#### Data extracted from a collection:

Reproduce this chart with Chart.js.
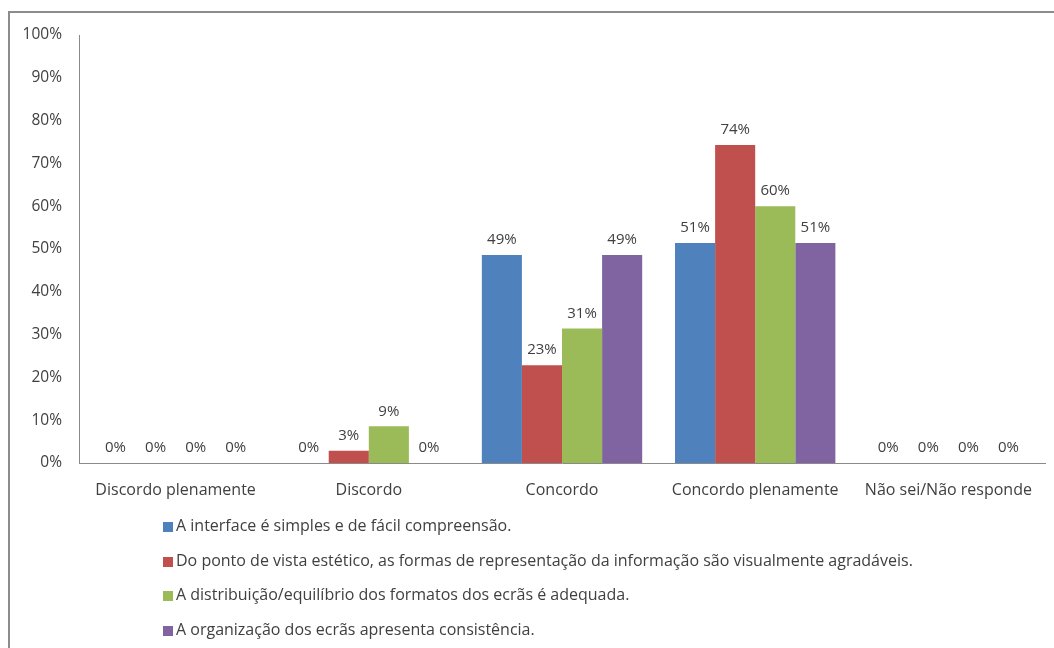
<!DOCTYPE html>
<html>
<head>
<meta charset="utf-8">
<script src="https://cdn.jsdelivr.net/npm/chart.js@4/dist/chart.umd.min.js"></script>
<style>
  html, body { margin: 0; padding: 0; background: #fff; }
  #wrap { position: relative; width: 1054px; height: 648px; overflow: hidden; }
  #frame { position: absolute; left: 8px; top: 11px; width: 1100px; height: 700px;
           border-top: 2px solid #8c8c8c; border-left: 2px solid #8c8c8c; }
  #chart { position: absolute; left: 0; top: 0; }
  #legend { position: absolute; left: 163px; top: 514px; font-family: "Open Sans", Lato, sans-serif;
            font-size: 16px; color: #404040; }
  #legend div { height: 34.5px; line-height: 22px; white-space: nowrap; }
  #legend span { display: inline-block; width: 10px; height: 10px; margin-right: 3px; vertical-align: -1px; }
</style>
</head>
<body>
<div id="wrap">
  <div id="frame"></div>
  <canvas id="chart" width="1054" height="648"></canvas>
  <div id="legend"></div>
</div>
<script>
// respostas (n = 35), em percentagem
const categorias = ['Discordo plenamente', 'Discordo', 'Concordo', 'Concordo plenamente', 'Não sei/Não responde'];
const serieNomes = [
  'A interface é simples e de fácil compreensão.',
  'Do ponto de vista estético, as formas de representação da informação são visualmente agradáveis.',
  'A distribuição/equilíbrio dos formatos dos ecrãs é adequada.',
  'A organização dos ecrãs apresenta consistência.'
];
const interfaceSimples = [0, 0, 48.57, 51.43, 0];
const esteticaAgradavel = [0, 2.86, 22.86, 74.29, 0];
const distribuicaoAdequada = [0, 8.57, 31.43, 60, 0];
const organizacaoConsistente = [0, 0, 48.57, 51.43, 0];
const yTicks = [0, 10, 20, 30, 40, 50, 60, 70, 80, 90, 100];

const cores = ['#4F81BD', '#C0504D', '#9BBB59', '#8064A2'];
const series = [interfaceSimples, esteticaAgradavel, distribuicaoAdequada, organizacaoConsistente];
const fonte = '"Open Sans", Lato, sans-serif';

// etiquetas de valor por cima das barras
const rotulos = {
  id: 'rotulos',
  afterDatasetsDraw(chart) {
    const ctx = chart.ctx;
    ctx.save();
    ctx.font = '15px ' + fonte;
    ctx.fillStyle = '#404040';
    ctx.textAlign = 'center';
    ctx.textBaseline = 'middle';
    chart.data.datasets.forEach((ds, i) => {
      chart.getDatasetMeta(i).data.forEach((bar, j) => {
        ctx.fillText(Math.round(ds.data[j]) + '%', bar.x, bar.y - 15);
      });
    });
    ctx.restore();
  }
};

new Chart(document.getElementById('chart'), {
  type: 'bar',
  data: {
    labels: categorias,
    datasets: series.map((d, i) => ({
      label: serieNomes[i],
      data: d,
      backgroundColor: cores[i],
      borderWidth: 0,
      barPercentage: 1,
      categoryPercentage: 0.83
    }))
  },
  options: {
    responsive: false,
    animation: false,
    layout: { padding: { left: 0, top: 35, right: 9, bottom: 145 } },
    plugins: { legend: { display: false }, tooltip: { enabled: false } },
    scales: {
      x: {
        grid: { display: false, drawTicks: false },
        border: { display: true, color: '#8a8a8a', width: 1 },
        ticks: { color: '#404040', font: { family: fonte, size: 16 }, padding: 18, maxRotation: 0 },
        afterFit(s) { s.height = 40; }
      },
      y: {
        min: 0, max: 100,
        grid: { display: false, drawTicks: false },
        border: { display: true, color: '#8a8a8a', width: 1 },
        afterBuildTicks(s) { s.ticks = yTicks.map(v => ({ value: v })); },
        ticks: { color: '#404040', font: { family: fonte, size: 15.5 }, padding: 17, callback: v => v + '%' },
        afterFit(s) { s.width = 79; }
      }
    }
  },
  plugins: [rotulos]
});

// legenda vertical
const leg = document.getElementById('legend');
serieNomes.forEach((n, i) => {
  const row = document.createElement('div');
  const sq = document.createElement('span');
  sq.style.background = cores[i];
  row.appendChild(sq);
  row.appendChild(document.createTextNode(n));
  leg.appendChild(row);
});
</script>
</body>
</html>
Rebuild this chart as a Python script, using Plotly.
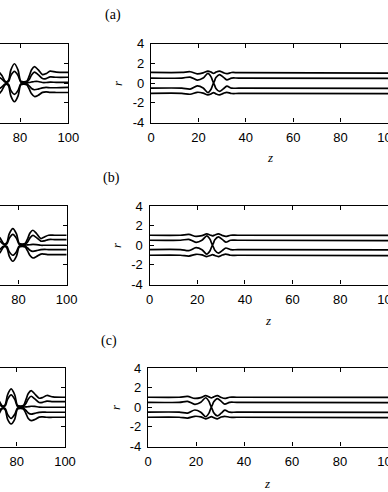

#### YOUR OBJECTIVE:
Write out again every line above exactly as given; the pictures do not belong in the copy.

#### EXERCISE RESPONSE:
Reproduce this chart with Chart.js.
<!DOCTYPE html>
<html>
<head>
<meta charset="utf-8">
<script src="https://cdn.jsdelivr.net/npm/chart.js@4/dist/chart.umd.min.js"></script>
<style>
  html, body { margin: 0; padding: 0; background: #fff; }
  #wrap { position: relative; width: 1054px; height: 648px; overflow: hidden; }
  #frame { position: absolute; left: 8px; top: 11px; width: 1100px; height: 700px;
           border-top: 2px solid #8c8c8c; border-left: 2px solid #8c8c8c; }
  #chart { position: absolute; left: 0; top: 0; }
  #legend { position: absolute; left: 163px; top: 514px; font-family: "Open Sans", Lato, sans-serif;
            font-size: 16px; color: #404040; }
  #legend div { height: 34.5px; line-height: 22px; white-space: nowrap; }
  #legend span { display: inline-block; width: 10px; height: 10px; margin-right: 3px; vertical-align: -1px; }
</style>
</head>
<body>
<div id="wrap">
  <div id="frame"></div>
  <canvas id="chart" width="1054" height="648"></canvas>
  <div id="legend"></div>
</div>
<script>
// respostas (n = 35), em percentagem
const categorias = ['Discordo plenamente', 'Discordo', 'Concordo', 'Concordo plenamente', 'Não sei/Não responde'];
const serieNomes = [
  'A interface é simples e de fácil compreensão.',
  'Do ponto de vista estético, as formas de representação da informação são visualmente agradáveis.',
  'A distribuição/equilíbrio dos formatos dos ecrãs é adequada.',
  'A organização dos ecrãs apresenta consistência.'
];
const interfaceSimples = [0, 0, 48.57, 51.43, 0];
const esteticaAgradavel = [0, 2.86, 22.86, 74.29, 0];
const distribuicaoAdequada = [0, 8.57, 31.43, 60, 0];
const organizacaoConsistente = [0, 0, 48.57, 51.43, 0];
const yTicks = [0, 10, 20, 30, 40, 50, 60, 70, 80, 90, 100];

const cores = ['#4F81BD', '#C0504D', '#9BBB59', '#8064A2'];
const series = [interfaceSimples, esteticaAgradavel, distribuicaoAdequada, organizacaoConsistente];
const fonte = '"Open Sans", Lato, sans-serif';

// etiquetas de valor por cima das barras
const rotulos = {
  id: 'rotulos',
  afterDatasetsDraw(chart) {
    const ctx = chart.ctx;
    ctx.save();
    ctx.font = '15px ' + fonte;
    ctx.fillStyle = '#404040';
    ctx.textAlign = 'center';
    ctx.textBaseline = 'middle';
    chart.data.datasets.forEach((ds, i) => {
      chart.getDatasetMeta(i).data.forEach((bar, j) => {
        ctx.fillText(Math.round(ds.data[j]) + '%', bar.x, bar.y - 15);
      });
    });
    ctx.restore();
  }
};

new Chart(document.getElementById('chart'), {
  type: 'bar',
  data: {
    labels: categorias,
    datasets: series.map((d, i) => ({
      label: serieNomes[i],
      data: d,
      backgroundColor: cores[i],
      borderWidth: 0,
      barPercentage: 1,
      categoryPercentage: 0.83
    }))
  },
  options: {
    responsive: false,
    animation: false,
    layout: { padding: { left: 0, top: 35, right: 9, bottom: 145 } },
    plugins: { legend: { display: false }, tooltip: { enabled: false } },
    scales: {
      x: {
        grid: { display: false, drawTicks: false },
        border: { display: true, color: '#8a8a8a', width: 1 },
        ticks: { color: '#404040', font: { family: fonte, size: 16 }, padding: 18, maxRotation: 0 },
        afterFit(s) { s.height = 40; }
      },
      y: {
        min: 0, max: 100,
        grid: { display: false, drawTicks: false },
        border: { display: true, color: '#8a8a8a', width: 1 },
        afterBuildTicks(s) { s.ticks = yTicks.map(v => ({ value: v })); },
        ticks: { color: '#404040', font: { family: fonte, size: 15.5 }, padding: 17, callback: v => v + '%' },
        afterFit(s) { s.width = 79; }
      }
    }
  },
  plugins: [rotulos]
});

// legenda vertical
const leg = document.getElementById('legend');
serieNomes.forEach((n, i) => {
  const row = document.createElement('div');
  const sq = document.createElement('span');
  sq.style.background = cores[i];
  row.appendChild(sq);
  row.appendChild(document.createTextNode(n));
  leg.appendChild(row);
});
</script>
</body>
</html>
Rebuild this chart as a Python script, using Plotly.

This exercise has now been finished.